Il existe maintenant une nouvelle catégorie littéraire, nommée "littérature concentrationnaire", pour désigner les livres écrits par des survivants des enfers nazis et soviétiques. "
La nuit" d'
Elie Wiesel appartient à ce genre littéraire-là, et il est bon de réfléchir à la bonne façon d'aborder un tel livre. Il est manifestement écrit pour produire un choc sur le lecteur, et les effets de choc qui sont ménagés ne sont pas un signe de bonne littérature. Il s'agit de faire réfléchir le lecteur, de le mettre en face d'un devoir moral de mémoire, ou peut-être de le faire s'interroger sur les voies de Dieu. Rien de cela n'est du domaine littéraire à proprement parler, ni du domaine historique, car à la différence des travaux d'un
Soljenitsyne, par exemple, aucun souci informatif ne préside à cet ouvrage. Alors, comment lire et comprendre ce livre ? On peut adopter la lecture d'Emil Fackenheim, dans son "Penser après Auschwitz" : il se sert du témoignage de
Wiesel comme d'un "midrash moderne", d'un récit dont on doit tirer une morale et un enseignement. Ou encore, on peut se référer à la magnifique letrre que le Rabbi de Loubavitch, Menahem Mendel Schneerson, a écrite à
Elie Wiesel à propos de la justice divine et des questions métaphysiques qu'il se pose. En tous cas une chose est sûre : "
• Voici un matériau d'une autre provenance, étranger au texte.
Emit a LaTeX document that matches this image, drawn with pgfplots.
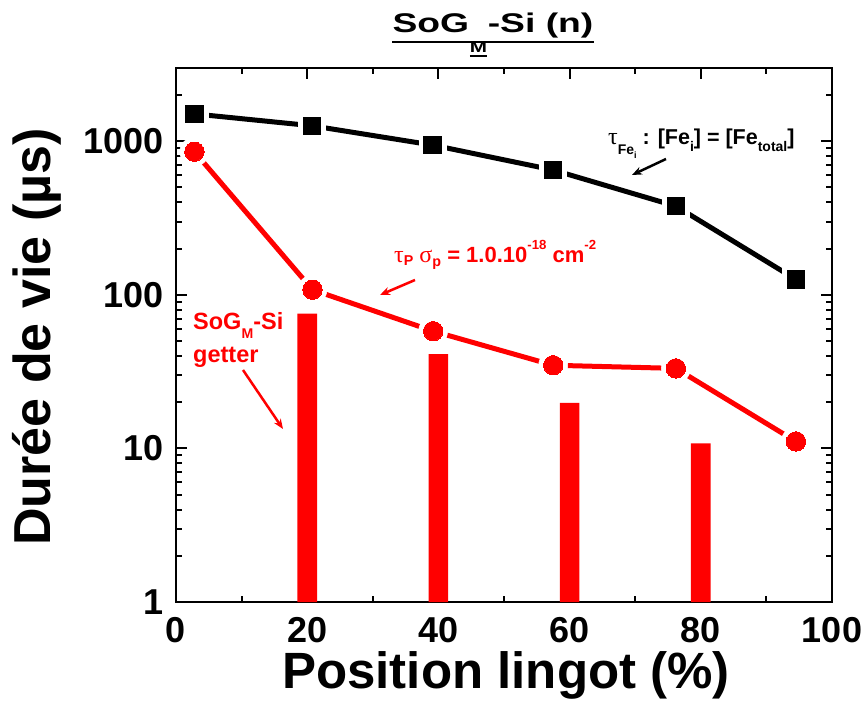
\documentclass[border=0pt]{standalone}
\usepackage{fontspec}
\setmainfont{Liberation Sans}
\newfontfamily\gfont{Liberation Serif}
\usepackage{graphicx}
\usepackage{pgfplots}
\pgfplotsset{compat=1.18}
\usetikzlibrary{arrows.meta}

\newcommand\sub[2][0.3em]{\raisebox{-#1}{\scalebox{0.65}{#2}}}
\newcommand\sups[1]{\raisebox{0.62em}{\scalebox{0.6}{#1}}}

\begin{document}
\begin{tikzpicture}
\path[use as bounding box] (-176pt,-111pt) rectangle (692pt,602pt);
\begin{axis}[
  at={(0pt,0pt)}, anchor=south west,
  scale only axis, width=656pt, height=534pt,
  ymode=log, xmin=0, xmax=100, ymin=1, ymax=3000,
  xtick={0,20,40,60,80,100}, xticklabels={0,20,40,60,80,100},
  minor xtick={10,30,50,70,90},
  ytick={1,10,100,1000}, yticklabels={1,10,100,1000},
  minor ytick={2,3,4,5,6,7,8,9,20,30,40,50,60,70,80,90,200,300,400,500,600,700,800,900,2000,3000},
  tick align=inside,
  major tick length=11pt, minor tick length=6pt,
  tick style={line width=2pt, black},
  axis line style={line width=2pt},
  tick label style={font=\fontsize{36}{36}\selectfont\bfseries, /pgf/number format/assume math mode=true},
  xticklabel style={inner sep=0pt, text depth=0pt, yshift=-15pt},
  yticklabel style={inner sep=0pt, xshift=-12pt},
]
% bars
\addplot[ybar, bar width=3, fill=red, draw=none] coordinates {(20,75.6) (40,41.1) (60,19.8) (80,10.8)};
% lines
\addplot[black, line width=5pt, line cap=round, line join=round] coordinates {(2.8,1507) (20.7,1262) (39.1,945) (57.5,650) (76.2,378) (94.5,126)};
\addplot[red, line width=5pt, line cap=round, line join=round] coordinates {(2.8,855) (20.8,108) (39.2,58) (57.5,34.8) (76.2,33.2) (94.5,11.1)};
% white backing for gaps
\addplot[draw=white, fill=white, only marks, mark=square*, mark size=13.5pt, mark options={draw=white, fill=white, line width=0.5pt}] coordinates {(2.8,1507) (20.7,1262) (39.1,945) (57.5,650) (76.2,378) (94.5,126)};
\addplot[draw=white, fill=white, only marks, mark=*, mark size=14.5pt, mark options={draw=white, fill=white, line width=0.5pt}] coordinates {(2.8,855) (20.8,108) (39.2,58) (57.5,34.8) (76.2,33.2) (94.5,11.1)};
% markers
\addplot[black, only marks, mark=square*, mark size=8.7pt, mark options={black, line width=0pt}] coordinates {(2.8,1507) (20.7,1262) (39.1,945) (57.5,650) (76.2,378) (94.5,126)};
\addplot[red, only marks, mark=*, mark size=9.7pt, mark options={red, line width=0pt}] coordinates {(2.8,855) (20.8,108) (39.2,58) (57.5,34.8) (76.2,33.2) (94.5,11.1)};
\end{axis}

% axis labels
\node[anchor=base, inner sep=0pt, font=\fontsize{51}{51}\selectfont\bfseries] at (330pt,-86pt) {Position lingot (\%)};
\node[anchor=base, inner sep=0pt, rotate=90, font=\fontsize{52}{52}\selectfont\bfseries] at (-125pt,265pt) {Durée de vie (µs)};

% title
\node[anchor=base, inner sep=0pt, font=\fontsize{27}{27}\selectfont\bfseries] (T) at (317pt,569pt)
  {\scalebox{1.38}[1]{SoG\kern0.5pt\smash{\raisebox{-20pt}{\fontsize{15}{15}\selectfont\vtop{\hbox{M}\kern2pt\hrule height 2pt}}}\kern0.5pt-Si (n)}};
\draw[line width=2pt] ([yshift=-9pt]T.base west) -- ([yshift=-9pt]T.base east);

% black annotation
\node[anchor=base west, inner sep=0pt, font=\fontsize{21.5}{21.5}\selectfont\bfseries] at (432pt,457pt)
  {{\gfont\mdseries\fontsize{24}{24}\selectfont τ}\sub[0.45em]{Fe\sub{i}} : [Fe\sub{i}] = [Fe\sub{total}]};
\draw[line width=2.5pt, -{Stealth[length=10pt,width=8pt]}] (490pt,443pt) -- (456pt,427pt);

% red annotation (tau sigma)
\node[anchor=base west, inner sep=0pt, text=red, font=\fontsize{22}{22}\selectfont\bfseries] at (218pt,339pt)
  {{\gfont\mdseries\fontsize{24}{24}\selectfont τ}\sub[0.12em]{P} {\gfont\mdseries\fontsize{24}{24}\selectfont σ}\sub[0.15em]{p} = 1.0.10\sups{-18} cm\sups{-2}};
\draw[red, line width=2.5pt, -{Stealth[length=10pt,width=8pt]}] (239pt,322pt) -- (204pt,307pt);

% red annotation (getter)
\node[anchor=base west, inner sep=0pt, text=red, font=\fontsize{23.5}{23.5}\selectfont\bfseries] at (17pt,272pt)
  {SoG\raisebox{-0.35em}{\scalebox{0.6}{M}}-Si};
\node[anchor=base west, inner sep=0pt, text=red, font=\fontsize{23.5}{23.5}\selectfont\bfseries] at (17pt,239pt) {getter};
\draw[red, line width=2.5pt, -{Stealth[length=10pt,width=8pt]}] (67pt,232pt) -- (107pt,173pt);
\end{tikzpicture}
\end{document}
La Nuit" ne peut se lire seul, ne peut s'aborder en toute naïveté, à moins que l'on soit amateur de chocs. Ce livre a besoin de décodage pour les lecteurs d'aujourd'hui, afin qu'il ne produise pas l'effet inverse de celui qu'il visait, la lassitude et l'agacement, sentiments négatifs que l'on voit commencer à poindre aujourd'hui.